Examples are provided from Malawi and Ethiopia, where farmers who take out agricultural loans or buy fertiliser from certain companies automatically receive crop insurance. Bundling can expand reach and reduce distribution costs, but it also reinforces the earlier point about transparency: if farmers do not understand that they are insured or what the coverage entails, the long-term benefits for trust and uptake may be limited.

The role—and limits—of public funding and subsidies

Public funding can help grow insurance programmes, especially in early stages or in hard-to-reach markets. However, the policy note cautions that it is not yet clear which subsidies work best, who benefits most, or whether subsidies are worth the cost. This uncertainty makes testing and evaluation important.

South Africa’s G20 role is framed as an opportunity to improve this evidence base by testing what works, sharing ideas on better ways to spend money, and working with insurers to determine which programmes are effective. The goal is not simply to spend more, but to spend more intelligently—supporting approaches that deliver meaningful protection and are sustainable over time.

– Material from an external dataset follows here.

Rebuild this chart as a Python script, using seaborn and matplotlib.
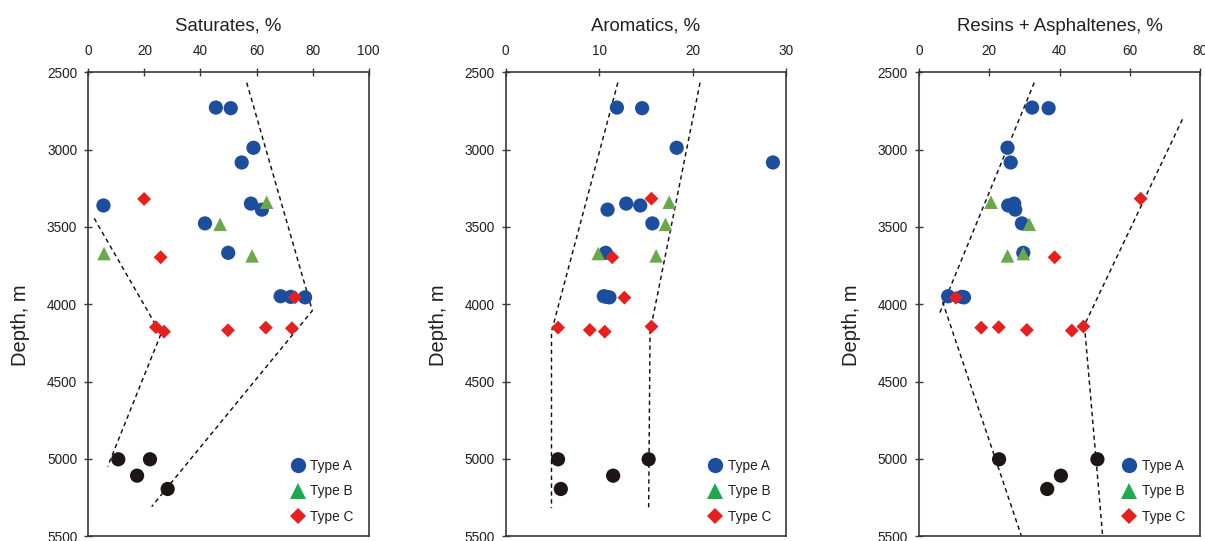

Insurance should complement—rather than replace—on-farm adaptation

Finally, the policy note stresses that insurance should support practical resilience measures, not substitute for them. Drought-resistant crops, conservation farming, and better weather information remain important tools for reducing losses in the first place. As climate shocks increase, the emphasis is on fair, simple insurance that actually helps farmers recover—while reinforcing, rather than undermining, incentives to adapt and manage risk.

In that sense, the emerging trend is not just “more insurance,” but better-aligned insurance: products that reflect farmers’ real risks, use technology to reduce costs and improve accuracy, and are delivered in ways that farmers understand and can act on when the weather turns against them.